Later that day in Fryerstown, about 55km east of Maryborough, a small crowd gathers for the unveiling of a monument to commemorate the discovery of the Heron nugget in 1855.
At 1,008 ounces (28.5kg), this was the biggest single find in the Forest Creek/Mount Alexander diggings, considered the richest shallow alluvial goldfield the world has ever seen.
‘Victoria was built on gold’ … Jason Cornish at the unveiling of the Heron nugget monument
The event is part of an effort by the Prospectors and Miners Association of Victoria to publicise the role gold played in Australia’s colonial history.
“Victoria was built on gold,” the association’s president, Jason Cornish, says. “Melbourne was the richest city in the world at one stage, and towns up this way – like Castlemaine and Chewton – they wouldn’t even exist today without the goldfields.

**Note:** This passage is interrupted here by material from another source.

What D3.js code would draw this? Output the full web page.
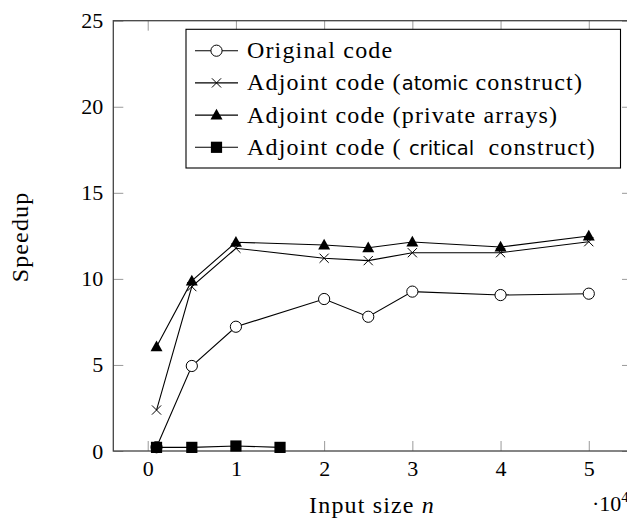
<!DOCTYPE html>
<html>
<head>
<script src="https://cdn.jsdelivr.net/npm/d3@7"></script>
</head>
<body style="margin:0">
<div id="chart"></div>
<script>
// Data (input size in units of 10^4)
const inputSizes = [0.1, 0.5, 1, 2, 2.5, 3, 4, 5];
const criticalSizes = [0.1, 0.5, 1, 1.5];
const originalCode = [0.22, 4.94, 7.22, 8.83, 7.8, 9.26, 9.06, 9.14];
const atomicCode = [2.38, 9.55, 11.78, 11.2, 11.06, 11.52, 11.52, 12.16];
const privateCode = [6.06, 9.88, 12.13, 11.97, 11.81, 12.14, 11.85, 12.49];
const criticalCode = [0.21, 0.21, 0.29, 0.21];
const xTicks = [0, 1, 2, 3, 4, 5];
const yTicks = [0, 5, 10, 15, 20, 25];

const width = 627;
const height = 518;
const fontSize = 24;
const tickFont = 22;
const spacing = 1.15;
const serif = "Liberation Serif";
const sans = "DejaVu Sans";

const svg = d3.select("#chart")
    .append("svg")
    .attr("width", width)
    .attr("height", height)
    .style("font-family", `"${serif}"`);

// Scales (x domain enlarged like pgfplots does)
const x = d3.scaleLinear().domain([-0.39, 5.49]).range([113.3, 632]);
const y = d3.scaleLinear().domain([0, 25]).range([451, 20.7]);

const tickLen = 10;

// Axes with inward ticks on all four sides
function styleAxis(g) {
    g.attr("font-family", null).attr("font-size", null);
    g.select(".domain").remove();
    g.selectAll(".tick line").attr("stroke", "#9a9a9a").attr("stroke-width", 1);
    g.selectAll(".tick text")
        .style("font-family", () => `"${serif}"`)
        .style("font-size", tickFont + "px")
        .attr("fill", "#000");
}

svg.append("g")
    .attr("transform", `translate(0,${y(0)})`)
    .call(d3.axisBottom(x).tickValues(xTicks).tickSize(-tickLen).tickPadding(9).tickFormat(d3.format("d")))
    .call(styleAxis);

svg.append("g")
    .attr("transform", `translate(0,${y(25)})`)
    .call(d3.axisTop(x).tickValues(xTicks).tickSize(-tickLen).tickFormat(""))
    .call(styleAxis);

svg.append("g")
    .attr("transform", `translate(${x.range()[0]},0)`)
    .call(d3.axisLeft(y).tickValues(yTicks).tickSize(-tickLen).tickPadding(10))
    .call(styleAxis);

svg.append("g")
    .attr("transform", `translate(${x.range()[1]},0)`)
    .call(d3.axisRight(y).tickValues(yTicks).tickSize(-tickLen).tickFormat(""))
    .call(styleAxis);

// Frame
svg.append("rect")
    .attr("x", x.range()[0])
    .attr("y", y(25))
    .attr("width", x.range()[1] - x.range()[0])
    .attr("height", y(0) - y(25))
    .attr("fill", "none")
    .attr("stroke", "#444")
    .attr("stroke-width", 1.3);

// Markers
function drawMarker(g, type, cx, cy) {
    if (type === "circle") {
        g.append("circle").attr("cx", cx).attr("cy", cy).attr("r", 5.6)
            .attr("fill", "#fff").attr("stroke", "#000").attr("stroke-width", 1);
    } else if (type === "cross") {
        const s = 4.6;
        g.append("path")
            .attr("d", `M${cx - s},${cy - s}L${cx + s},${cy + s}M${cx - s},${cy + s}L${cx + s},${cy - s}`)
            .attr("stroke", "#000").attr("stroke-width", 1);
    } else if (type === "triangle") {
        const s = 6;
        g.append("path")
            .attr("d", `M${cx},${cy - s * 1.05}L${cx + s},${cy + s * 0.75}L${cx - s},${cy + s * 0.75}Z`)
            .attr("fill", "#000");
    } else if (type === "square") {
        const s = 5.6;
        g.append("rect").attr("x", cx - s).attr("y", cy - s).attr("width", 2 * s).attr("height", 2 * s)
            .attr("fill", "#000");
    }
}

const series = [
    { xs: inputSizes, ys: originalCode, marker: "circle" },
    { xs: inputSizes, ys: atomicCode, marker: "cross" },
    { xs: inputSizes, ys: privateCode, marker: "triangle" },
    { xs: criticalSizes, ys: criticalCode, marker: "square" }
];

const line = d3.line().x(d => x(d[0])).y(d => y(d[1]));

series.forEach(s => {
    const pts = s.xs.map((v, i) => [v, s.ys[i]]);
    const g = svg.append("g");
    g.append("path")
        .attr("d", line(pts))
        .attr("fill", "none")
        .attr("stroke", "#000")
        .attr("stroke-width", 1.1);
    pts.forEach(p => drawMarker(g, s.marker, x(p[0]), y(p[1])));
});

// Legend
const legend = svg.append("g");
legend.append("rect")
    .attr("x", 186).attr("y", 29.3)
    .attr("width", 434.5).attr("height", 138.7)
    .attr("fill", "#fff")
    .attr("stroke", "#000")
    .attr("stroke-width", 1.1);

const legendRows = [
    { marker: "circle", parts: [["serif", "Original code"]] },
    { marker: "cross", parts: [["serif", "Adjoint code ("], ["sans", "atomic"], ["serif", " construct)"]] },
    { marker: "triangle", parts: [["serif", "Adjoint code (private arrays)"]] },
    { marker: "square", parts: [["serif", "Adjoint code ( "], ["sans", "critical"], ["serif", "\u00a0 construct)"]] }
];

legendRows.forEach((row, i) => {
    const cy = 50.7 + i * 32.2;
    const g = legend.append("g");
    g.append("line")
        .attr("x1", 195).attr("x2", 238)
        .attr("y1", cy).attr("y2", cy)
        .attr("stroke", "#000").attr("stroke-width", 1.1);
    drawMarker(g, row.marker, 216.5, cy);
    const t = g.append("text")
        .attr("x", 247).attr("y", cy + 7.5)
        .style("font-size", fontSize + "px");
    row.parts.forEach(p => {
        t.append("tspan")
            .style("font-family", () => `"${p[0] === "sans" ? sans : serif}"`)
            .style("font-size", (p[0] === "sans" ? 19.5 : fontSize) + "px")
            .style("letter-spacing", (p[0] === "sans" ? 0 : spacing) + "px")
            .text(p[1]);
    });
});

// Axis titles
const xTitle = svg.append("text")
    .attr("x", 372).attr("y", 513)
    .attr("text-anchor", "middle")
    .style("font-size", fontSize + "px")
    .style("letter-spacing", spacing + "px");
xTitle.append("tspan").text("Input size ");
xTitle.append("tspan").style("font-style", "italic").text("n");

svg.append("text")
    .attr("transform", "translate(28,237) rotate(-90)")
    .attr("text-anchor", "middle")
    .style("font-size", fontSize + "px")
    .style("letter-spacing", spacing + "px")
    .text("Speedup");

const mult = svg.append("text")
    .attr("x", 592).attr("y", 511)
    .style("font-size", tickFont + "px");
mult.append("tspan").text("\u00b710");
mult.append("tspan").style("font-size", "15px").attr("dy", -9).text("4");
</script>
</body>
</html>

The association is vehemently opposed to a Victorian government proposal to increase the cost of miner’s right permits, which allow prospectors to keep what they find.
There are almost 100,000 current miner’s rights in Victoria. The permit costs $28.60 and lasts for 10 years, but the Victorian government wishes to raise that to $93.10.
Whatever the initial outlay, gold’s value is in its scarcity, something Maryborough resident Robyn Calhoun is only too aware of after six months of prospecting.
“I’d love to trip over a nugget, but I’ve only found a metal button so far,” she says. “But it’s good exercise, and I love being out in the bush.”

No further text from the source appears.